The Swiss franc dropped to two-week lows against the euro and dollar on Monday on speculation the Swiss National Bank could further act to curb strength in the currency by setting an exchange rate target as early as this week.

Analysts, however, said unless the rumors and rhetoric were backed by direct action from the SNB, losses in the franc could be limited as economic uncertainty in both the United States and Europe should keep it supported as a safe-haven currency.

The dollar, meanwhile, hit session troughs against the euro and yen after data showed the New York state manufacturing index contracted for a third straight month in August.

Speculation about a target level against the euro gained ground after Swiss newspaper SonntagsZeitung reported on Sunday the SNB would soon set a lower limit for the euro/Swiss pair.

Dean Popplewell, chief currency strategist at OANDA Corp. in Toronto said the euro/Swiss franc pair has been boosted by rumors the SNB could peg the franc to the euro possibly over the next couple of days.

"The euro has also gotten a bid because of investors unwinding their long Swiss franc positions that have become quite extended."

In early New York trading, the euro was up 1.6 percent at 1.12732 francs though it was off a high of 1.14584 hit earlier on trading platform EBS, the euro's strongest level since late July.

Current levels were way above last week's record low around 1.0075 francs.

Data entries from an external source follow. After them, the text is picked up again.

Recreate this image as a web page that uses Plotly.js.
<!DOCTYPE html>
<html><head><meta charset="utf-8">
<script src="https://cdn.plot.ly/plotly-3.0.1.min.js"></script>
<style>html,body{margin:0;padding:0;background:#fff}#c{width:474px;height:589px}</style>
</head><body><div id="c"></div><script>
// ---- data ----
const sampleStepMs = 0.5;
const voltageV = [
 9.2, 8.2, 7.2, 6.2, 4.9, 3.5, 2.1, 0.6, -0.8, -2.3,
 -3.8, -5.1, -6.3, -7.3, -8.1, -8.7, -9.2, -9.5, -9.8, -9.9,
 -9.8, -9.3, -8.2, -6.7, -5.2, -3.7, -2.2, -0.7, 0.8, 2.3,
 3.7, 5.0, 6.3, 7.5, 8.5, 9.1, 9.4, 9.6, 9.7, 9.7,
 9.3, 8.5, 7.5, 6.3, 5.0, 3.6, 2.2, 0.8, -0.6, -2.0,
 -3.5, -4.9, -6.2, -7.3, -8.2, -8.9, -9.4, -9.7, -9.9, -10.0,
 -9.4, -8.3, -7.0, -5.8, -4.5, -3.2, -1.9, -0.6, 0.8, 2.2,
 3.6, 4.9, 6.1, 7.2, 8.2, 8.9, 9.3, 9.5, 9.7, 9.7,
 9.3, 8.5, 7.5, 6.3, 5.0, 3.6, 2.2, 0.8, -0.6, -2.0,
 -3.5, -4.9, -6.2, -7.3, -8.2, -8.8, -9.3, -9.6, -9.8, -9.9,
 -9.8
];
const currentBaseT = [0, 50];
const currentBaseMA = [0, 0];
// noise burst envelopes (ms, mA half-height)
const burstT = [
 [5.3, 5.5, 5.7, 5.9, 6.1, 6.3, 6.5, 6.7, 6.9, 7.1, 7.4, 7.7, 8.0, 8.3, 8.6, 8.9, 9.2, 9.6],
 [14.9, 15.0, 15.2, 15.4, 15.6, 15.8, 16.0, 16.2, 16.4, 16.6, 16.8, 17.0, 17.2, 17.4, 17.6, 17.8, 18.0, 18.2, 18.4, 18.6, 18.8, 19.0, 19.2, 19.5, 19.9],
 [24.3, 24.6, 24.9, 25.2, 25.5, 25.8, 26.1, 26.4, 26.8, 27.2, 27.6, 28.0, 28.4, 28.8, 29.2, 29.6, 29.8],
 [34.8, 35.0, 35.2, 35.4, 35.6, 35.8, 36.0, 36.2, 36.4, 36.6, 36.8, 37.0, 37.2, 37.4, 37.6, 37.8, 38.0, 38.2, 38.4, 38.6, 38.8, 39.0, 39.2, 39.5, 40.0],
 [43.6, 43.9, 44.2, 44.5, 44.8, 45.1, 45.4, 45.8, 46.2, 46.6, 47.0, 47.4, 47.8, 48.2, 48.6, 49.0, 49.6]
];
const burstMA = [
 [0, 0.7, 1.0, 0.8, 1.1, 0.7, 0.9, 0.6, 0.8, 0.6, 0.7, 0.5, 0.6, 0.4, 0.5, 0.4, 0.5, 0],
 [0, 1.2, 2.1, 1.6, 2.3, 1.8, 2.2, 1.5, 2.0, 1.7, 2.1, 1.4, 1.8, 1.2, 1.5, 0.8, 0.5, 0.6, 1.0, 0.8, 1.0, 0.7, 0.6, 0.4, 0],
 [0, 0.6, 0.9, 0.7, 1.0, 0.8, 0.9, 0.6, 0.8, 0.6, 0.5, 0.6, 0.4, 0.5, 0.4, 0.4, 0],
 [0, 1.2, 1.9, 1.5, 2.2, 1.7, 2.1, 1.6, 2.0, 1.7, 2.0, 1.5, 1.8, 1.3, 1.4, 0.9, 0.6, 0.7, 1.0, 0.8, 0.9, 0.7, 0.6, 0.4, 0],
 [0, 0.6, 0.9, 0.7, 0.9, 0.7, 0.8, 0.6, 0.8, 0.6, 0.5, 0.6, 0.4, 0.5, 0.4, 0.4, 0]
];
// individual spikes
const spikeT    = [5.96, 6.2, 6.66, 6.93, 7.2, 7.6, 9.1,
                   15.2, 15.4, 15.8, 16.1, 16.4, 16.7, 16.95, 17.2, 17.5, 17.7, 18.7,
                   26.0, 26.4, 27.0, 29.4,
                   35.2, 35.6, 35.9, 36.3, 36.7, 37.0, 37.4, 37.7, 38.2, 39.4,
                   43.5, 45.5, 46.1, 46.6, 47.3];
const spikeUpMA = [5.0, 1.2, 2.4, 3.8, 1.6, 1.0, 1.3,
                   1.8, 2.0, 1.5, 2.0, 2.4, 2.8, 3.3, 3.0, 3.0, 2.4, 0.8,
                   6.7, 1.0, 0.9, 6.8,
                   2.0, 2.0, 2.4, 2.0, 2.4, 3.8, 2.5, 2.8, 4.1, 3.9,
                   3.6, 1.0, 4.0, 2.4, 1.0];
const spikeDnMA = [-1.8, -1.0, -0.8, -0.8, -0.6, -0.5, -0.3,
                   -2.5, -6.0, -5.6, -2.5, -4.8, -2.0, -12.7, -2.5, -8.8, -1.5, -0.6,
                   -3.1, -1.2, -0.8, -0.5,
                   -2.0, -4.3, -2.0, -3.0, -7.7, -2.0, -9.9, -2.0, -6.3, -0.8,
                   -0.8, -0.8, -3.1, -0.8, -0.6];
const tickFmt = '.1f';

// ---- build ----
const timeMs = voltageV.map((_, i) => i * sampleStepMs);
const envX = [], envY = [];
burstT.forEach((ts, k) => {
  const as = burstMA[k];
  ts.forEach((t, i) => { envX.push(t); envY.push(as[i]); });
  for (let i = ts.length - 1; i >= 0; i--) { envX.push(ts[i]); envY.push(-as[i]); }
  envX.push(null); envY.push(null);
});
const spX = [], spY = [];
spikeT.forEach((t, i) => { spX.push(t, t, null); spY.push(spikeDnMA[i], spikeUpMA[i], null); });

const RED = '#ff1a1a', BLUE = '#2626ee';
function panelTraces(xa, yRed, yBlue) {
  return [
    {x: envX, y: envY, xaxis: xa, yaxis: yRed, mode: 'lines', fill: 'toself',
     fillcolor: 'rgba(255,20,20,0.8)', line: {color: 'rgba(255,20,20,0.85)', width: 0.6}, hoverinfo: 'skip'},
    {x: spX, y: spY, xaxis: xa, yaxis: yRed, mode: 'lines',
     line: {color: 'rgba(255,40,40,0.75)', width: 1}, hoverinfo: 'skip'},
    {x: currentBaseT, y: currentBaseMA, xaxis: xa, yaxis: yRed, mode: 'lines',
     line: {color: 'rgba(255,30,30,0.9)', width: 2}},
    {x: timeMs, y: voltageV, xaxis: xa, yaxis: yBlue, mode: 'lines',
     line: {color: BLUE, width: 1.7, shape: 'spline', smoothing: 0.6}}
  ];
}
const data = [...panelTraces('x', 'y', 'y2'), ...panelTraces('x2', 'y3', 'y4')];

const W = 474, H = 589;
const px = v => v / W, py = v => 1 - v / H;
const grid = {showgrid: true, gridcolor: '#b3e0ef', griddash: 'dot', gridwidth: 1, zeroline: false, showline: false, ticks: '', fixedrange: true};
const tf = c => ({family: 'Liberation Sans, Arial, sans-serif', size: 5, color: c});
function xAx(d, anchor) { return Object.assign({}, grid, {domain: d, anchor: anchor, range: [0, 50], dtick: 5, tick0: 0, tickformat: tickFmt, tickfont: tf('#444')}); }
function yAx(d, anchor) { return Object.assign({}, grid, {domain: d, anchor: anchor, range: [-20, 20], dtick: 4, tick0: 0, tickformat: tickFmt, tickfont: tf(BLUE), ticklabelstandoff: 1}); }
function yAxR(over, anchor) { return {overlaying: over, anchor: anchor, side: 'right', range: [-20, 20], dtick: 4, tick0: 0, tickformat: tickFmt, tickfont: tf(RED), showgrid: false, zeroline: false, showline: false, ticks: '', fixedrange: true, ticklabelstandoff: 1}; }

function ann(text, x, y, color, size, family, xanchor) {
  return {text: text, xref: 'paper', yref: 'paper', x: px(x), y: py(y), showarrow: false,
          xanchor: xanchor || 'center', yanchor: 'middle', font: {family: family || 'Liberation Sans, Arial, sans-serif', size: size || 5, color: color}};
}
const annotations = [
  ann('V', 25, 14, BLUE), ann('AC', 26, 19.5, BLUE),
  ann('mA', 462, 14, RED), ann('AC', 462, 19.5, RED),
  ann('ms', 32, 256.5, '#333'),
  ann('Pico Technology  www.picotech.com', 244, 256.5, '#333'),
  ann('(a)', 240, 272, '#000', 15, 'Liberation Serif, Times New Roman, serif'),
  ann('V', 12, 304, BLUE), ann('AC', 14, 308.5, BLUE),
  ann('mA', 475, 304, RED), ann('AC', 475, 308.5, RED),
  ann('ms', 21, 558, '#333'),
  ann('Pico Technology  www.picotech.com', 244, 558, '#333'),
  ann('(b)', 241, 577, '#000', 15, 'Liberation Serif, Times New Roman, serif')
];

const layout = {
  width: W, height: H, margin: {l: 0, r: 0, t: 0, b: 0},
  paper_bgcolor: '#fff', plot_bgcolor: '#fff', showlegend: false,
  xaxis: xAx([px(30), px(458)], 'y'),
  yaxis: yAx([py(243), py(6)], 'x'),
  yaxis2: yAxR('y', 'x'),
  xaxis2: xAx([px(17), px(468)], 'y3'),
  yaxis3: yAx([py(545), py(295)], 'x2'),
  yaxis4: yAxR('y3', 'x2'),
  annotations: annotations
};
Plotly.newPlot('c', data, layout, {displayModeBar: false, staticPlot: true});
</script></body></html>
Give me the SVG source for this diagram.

Dealers said the sell-off in the franc was being driven by currency peg speculation ahead of a government meeting on Wednesday, with the SNB having key backing from Switzerland's largest political party.

OANDA's Popplewell said the market though has started to unwind long euro positions versus the franc as investors have started to focus on a meeting between French President Nicolas Sarkozy and German Chancellor Angela Merkel on Tuesday to discuss the debt crisis.

In the options markets, implied volatility in euro/Swiss, a a gauge of a currency pair's future movements, remained elevated in the shorter dates, with one-month volume trading around 24 percent. That was near last week's record level of around 32 percent, showing the market remains nervous about the potential for further sharp swings in the spot rate.

Shaun Osborne, chief currency strategist at TD Securities in Toronto, said the fact that the euro/Swiss franc rally has stalled after two days of aggressive short-covering reflected investors' belief that the SNB may consider the 1.10-1.15-franc area as the central point of a potential "fixed" trading band.

"Range trading may persist while the plans are formulated and until investors have a chance to assess the authorities' resolve to curb the Swiss franc's gains."

The dollar was up 0.9 percent at 0.78461 franc off sessions highs at 0.77920 and last week's record low of 0.70676.

Risk aversion following a U.S. sovereign downgrade and fears about a worsening euro zone debt crisis has pushed the franc to record highs, prompting the SNB to slash interest rates to near zero and threaten to weaken the Swiss currency.

The euro rose sharply against the dollar, helped by the single currency's gains versus the franc and a weaker-than-expected New York manufacturing data. In early New York trading, the euro was up more than one percent at $1.44296.

Analysts said any signs Germany might be softening its stance against a common euro zone bond was likely to support the euro. Markets were also keen on the outcome of Tuesday's meeting between Sarkozy and Merkel on the euro zone sovereign debt situation.

The dollar was little changed against the yen at 76.630 yen, not far from a record low of 76.250 hit in mid-March. Investors are reluctant to push the yen higher because of the threat of Japanese intervention to weaken it, but are equally loath to sell while the magnitude of the current slowdown remains uncertain.